6 August 2017

Raksha Bandhan

I saw your friends today. They had Rakhi tied on their hands till their elbow,” my mom said to me.

So what?” I asked.

You didn’t get even one single Rakhi; probably they don’t love you and that’s because you don’t talk to anyone at school,” she concluded.

They didn’t tie me Rakhi because they don’t see me as a brother… I am not the brother material,” I replied and winked at her.

Coming that from a 7-8 year old kid literally pissed off my mother. I still remember the way she yelled at me. But I was just trying to make her feel good. Because she was right.

I wasn’t a popular kid in my school. I had personality issues. I had inferiority complex.

Most of those popular” kids in my school were made to believe, by their parents, directly or indirectly, that they were better than and superior to me because they were exposed to cable channels, they went to learn music and painting on Sunday mornings, because they could speak in Kelu” - the so called purest form of Bengali, the language, and because they would bring sandwiches and pastries in their tiffin box.

I was from a village that, despite being just three kilometres away from the town where I went for my schooling, was an entirely different world.

We didn’t have cable channels nor any art or music teacher in our village. I spoke in Sylheti, which, according to the townfolks, was rough’ Bengali and shouldn’t be taught to the kids, even though the parents would speak in that same dialect. And roti-sabji in the tiffin box wasn’t standard at all according to them.

That’s how small towns are. Full of superficialities and hypocrisy that you can’t even imagine.

I was neglected, mocked, made fun of, and bullied at school for most of my childhood. I even had a few teachers who never missed the chance to mock me. Even my own cousin, who lived in the town and went to the same school, ignored me at school even though she used to love hanging around with me when she came to our house. And even she never tied me a Rakhi.

Anyway, that’s why, for most of my childhood, I kept myself pretty low. I wasn’t popular (nor notorious) at all. And only popular kids in my school used to get Rakhi. Not that I used to feel bad about it. Rakhi never meant anything to me. It truly didn’t, I don’t know why. But I did use to feel bad for the overall different treatment towards me.
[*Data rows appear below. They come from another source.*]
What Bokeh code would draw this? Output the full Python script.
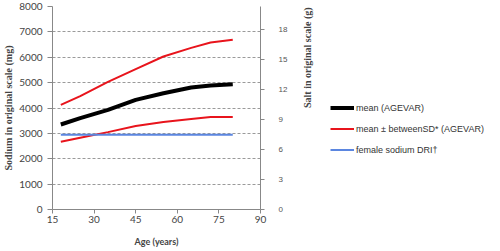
import math
from bokeh.plotting import figure
from bokeh.models import Range1d, LinearAxis, FixedTicker, Legend, LegendItem
from bokeh.embed import file_html
from bokeh.resources import INLINE

# ---- data ----
ages = [18, 25, 35, 45, 55, 65, 72, 80]
mean_agevar = [3350, 3600, 3925, 4320, 4580, 4810, 4890, 4935]
mean_plus_sd = [4120, 4470, 5030, 5535, 6030, 6370, 6580, 6690]
mean_minus_sd = [2670, 2830, 3050, 3290, 3450, 3570, 3650, 3650]
dri_ages = [18, 80]
dri_female = [2950, 2950]

x_ticks = [15, 30, 45, 60, 75, 90]
y_ticks = [0, 1000, 2000, 3000, 4000, 5000, 6000, 7000, 8000]
salt_ticks = [0, 3, 6, 9, 12, 15, 18]
SALT_PER_MG = 2.54 / 1000.0

p = figure(frame_width=208, frame_height=203, output_backend="svg", toolbar_location=None,
           x_range=Range1d(15, 90), y_range=Range1d(0, 8000),
           min_border_left=52, min_border_right=0, min_border_top=6,
           min_border_bottom=34)
p.outline_line_color = None
p.background_fill_color = "white"
p.border_fill_color = "white"

p.extra_y_ranges = {"salt": Range1d(0, 8000 * SALT_PER_MG)}

# grid
p.xgrid.visible = False
p.ygrid.ticker = FixedTicker(ticks=y_ticks)
p.ygrid.grid_line_color = "#9a9a9a"
p.ygrid.grid_line_dash = "3 2"
p.ygrid.grid_line_width = 1

# x axis
xa = p.xaxis[0]
xa.ticker = FixedTicker(ticks=x_ticks)
xa.axis_label = "Age (years)"
xa.axis_label_text_font = "Lato"
xa.axis_label_text_font_style = "bold"
xa.axis_label_text_font_size = "9px"
xa.axis_label_standoff = 10
xa.major_label_text_font = "Lato"
xa.major_label_text_font_size = "10px"
xa.major_label_standoff = 2
xa.axis_line_color = "#888888"
xa.major_tick_line_color = "#888888"
xa.major_tick_out = 4
xa.major_tick_in = 0
xa.minor_tick_line_color = None

# left axis
ya = p.yaxis[0]
ya.ticker = FixedTicker(ticks=y_ticks)
ya.axis_label = "Sodium in original scale (mg)"
ya.axis_label_text_font = "Liberation Serif"
ya.axis_label_text_font_style = "bold"
ya.axis_label_text_font_size = "10px"
ya.axis_label_standoff = 2
ya.major_label_text_font = "Lato"
ya.major_label_text_font_size = "10px"
ya.major_label_standoff = 5
ya.axis_line_color = "#888888"
ya.major_tick_line_color = "#888888"
ya.major_tick_out = 5
ya.major_tick_in = 0
ya.minor_tick_line_color = None

# right axis (salt)
ra = LinearAxis(y_range_name="salt", ticker=FixedTicker(ticks=salt_ticks))
ra.axis_label = "Salt in original scale (g)"
ra.axis_label_orientation = math.pi / 2
ra.axis_label_text_font = "Liberation Serif"
ra.axis_label_text_font_style = "bold"
ra.axis_label_text_font_size = "10px"
ra.axis_label_standoff = 17
ra.major_label_text_font = "Liberation Sans"
ra.major_label_text_font_size = "8px"
ra.major_label_text_color = "#555555"
ra.major_label_standoff = 14
ra.axis_line_color = "#888888"
ra.major_tick_line_color = "#888888"
ra.major_tick_out = 4
ra.major_tick_in = 0
ra.minor_tick_line_color = None
p.add_layout(ra, "right")

# lines
r_mean = p.line(ages, mean_agevar, line_color="black", line_width=4)
r_up = p.line(ages, mean_plus_sd, line_color="#e8141c", line_width=2)
p.line(ages, mean_minus_sd, line_color="#e8141c", line_width=2)
r_dri = p.line(dri_ages, dri_female, line_color="#5b86e0", line_width=2)

legend = Legend(items=[
    LegendItem(label="mean (AGEVAR)", renderers=[r_mean]),
    LegendItem(label="mean \u00b1 betweenSD* (AGEVAR)", renderers=[r_up]),
    LegendItem(label="female sodium DRI\u2020", renderers=[r_dri]),
], location=(-229, 53))
legend.border_line_color = None
legend.background_fill_alpha = 0
legend.padding = 0
legend.margin = 0
legend.spacing = 8
legend.glyph_width = 24
legend.glyph_height = 13
legend.label_standoff = 2
legend.label_text_font = "Liberation Sans"
legend.label_text_font_size = "9px"
legend.label_text_color = "#333333"
p.add_layout(legend, "right")

open("out.html", "w").write(file_html(p, INLINE))
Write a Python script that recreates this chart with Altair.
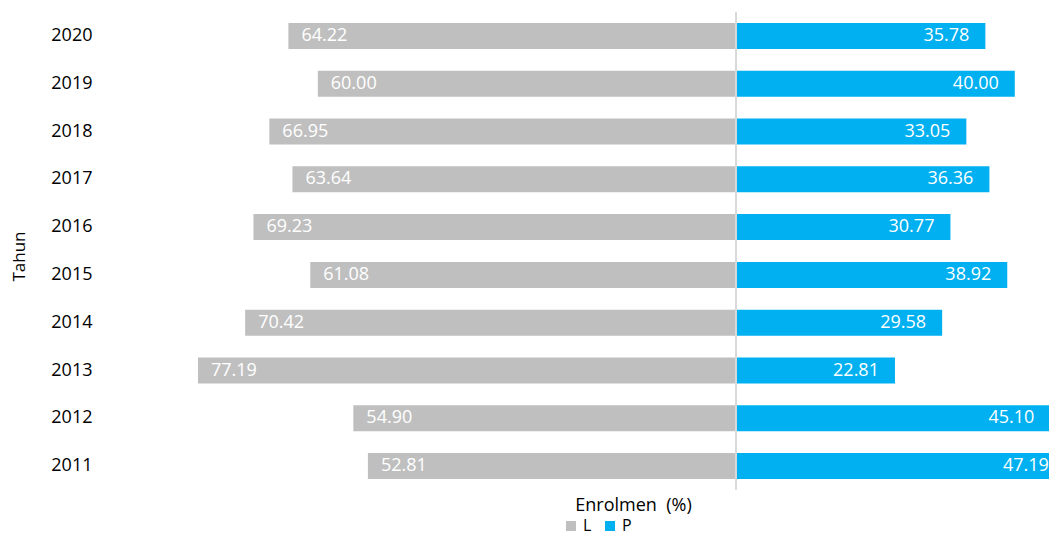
import altair as alt
import pandas as pd

years = [2020, 2019, 2018, 2017, 2016, 2015, 2014, 2013, 2012, 2011]
laki = [64.22, 60.00, 66.95, 63.64, 69.23, 61.08, 70.42, 77.19, 54.90, 52.81]
perempuan = [35.78, 40.00, 33.05, 36.36, 30.77, 38.92, 29.58, 22.81, 45.10, 47.19]
groups = ["L", "P"]
colors = ["#bfbfbf", "#00b0f0"]

rows = []
for y, l, p in zip(years, laki, perempuan):
    rows.append({"Tahun": y, "g": "L", "v": l, "s": -l})
    rows.append({"Tahun": y, "g": "P", "v": p, "s": p})
df = pd.DataFrame(rows)

FONT = "Open Sans"
xscale = alt.Scale(domain=[-90.53, 44.91], nice=False, zero=False)
yenc = alt.Y("Tahun:O", sort="descending",
             scale=alt.Scale(paddingInner=0.456, paddingOuter=0.228),
             axis=alt.Axis(title="Tahun", ticks=False, domain=False, labelPadding=13,
                           labelFontSize=18, labelColor="#000000", labelFont=FONT,
                           titleFont=FONT, titleFontSize=17, titleFontWeight="normal",
                           titleColor="#000000", titleAngle=270, titleX=-86, titleY=244,
                           titleAlign="center", titleBaseline="middle"))

base = alt.Chart(df)

bars = base.mark_bar(clip=True).encode(
    x=alt.X("s:Q", scale=xscale,
            axis=alt.Axis(title="Enrolmen\u00a0 (%)", labels=False, ticks=False, domain=False,
                          grid=False, titleFont=FONT, titleFontSize=18,
                          titleFontWeight="normal", titleColor="#000000",
                          titleX=528, titleY=15, titleAlign="center",
                          titleBaseline="middle")),
    y=yenc,
    color=alt.Color("g:N", scale=alt.Scale(domain=groups, range=colors),
                    legend=alt.Legend(title=None, orient="none", direction="horizontal",
                                      legendX=458, legendY=506, padding=0,
                                      symbolType="square", symbolSize=100,
                                      symbolStrokeWidth=0, labelFontSize=16,
                                      labelFont=FONT, labelColor="#000000",
                                      labelOffset=4, columnPadding=10)),
)

rule = alt.Chart(pd.DataFrame({"z": [0]})).mark_rule(color="#d9d9d9", strokeWidth=2).encode(
    x=alt.X("z:Q", scale=xscale)
)

lab_l = base.transform_filter(alt.datum.g == "L").mark_text(
    align="left", baseline="middle", dx=13, color="white", fontSize=18, font=FONT
).encode(x=alt.X("s:Q", scale=xscale), y=yenc, text=alt.Text("v:Q", format=".2f"))

lab_p = base.transform_filter(alt.datum.g == "P").mark_text(
    align="right", baseline="middle", dx=-16, color="white", fontSize=18, font=FONT
).encode(x=alt.X("s:Q", scale=xscale), y=yenc, text=alt.Text("v:Q", format=".2f"))

chart = alt.layer(bars, rule, lab_l, lab_p).properties(
    width=944, height=478,
    autosize=alt.AutoSizeParams(type="none"),
    padding={"left": 97, "top": 4, "right": 0, "bottom": 44},
).configure_view(stroke=None)

chart.save("out.html", embed_options={"renderer": "svg", "actions": False})
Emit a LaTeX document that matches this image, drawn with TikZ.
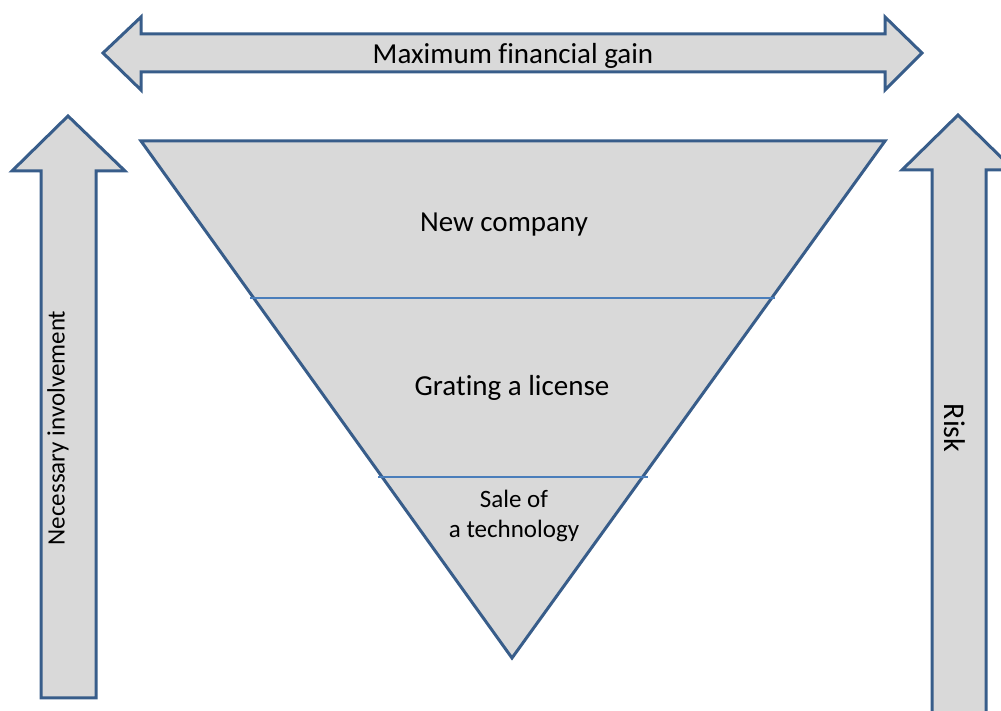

Anyway, not everybody was mean. There was this girl I was too shy of because she used to talk to me nicely. She was so nice. For example, if I missed a class, she would help me with my homework the next day when I arrived at school before the class started. She was also the first one to tie me a Rakhi ever. I guess she just pitied me…

I had fallen in love with her…

Boy, such a typical guy I was! Just because someone was nice to me, I fell in love with her… It sounds so ridiculous now.

But at the same time, I never expected anything from her… Whatever, she was my first love.

Call me a pervert or whatever… But Rakhi reminds me of her… it reminds me of my first love. Not that I miss her or love her anymore. But the fondness of that memory is still there.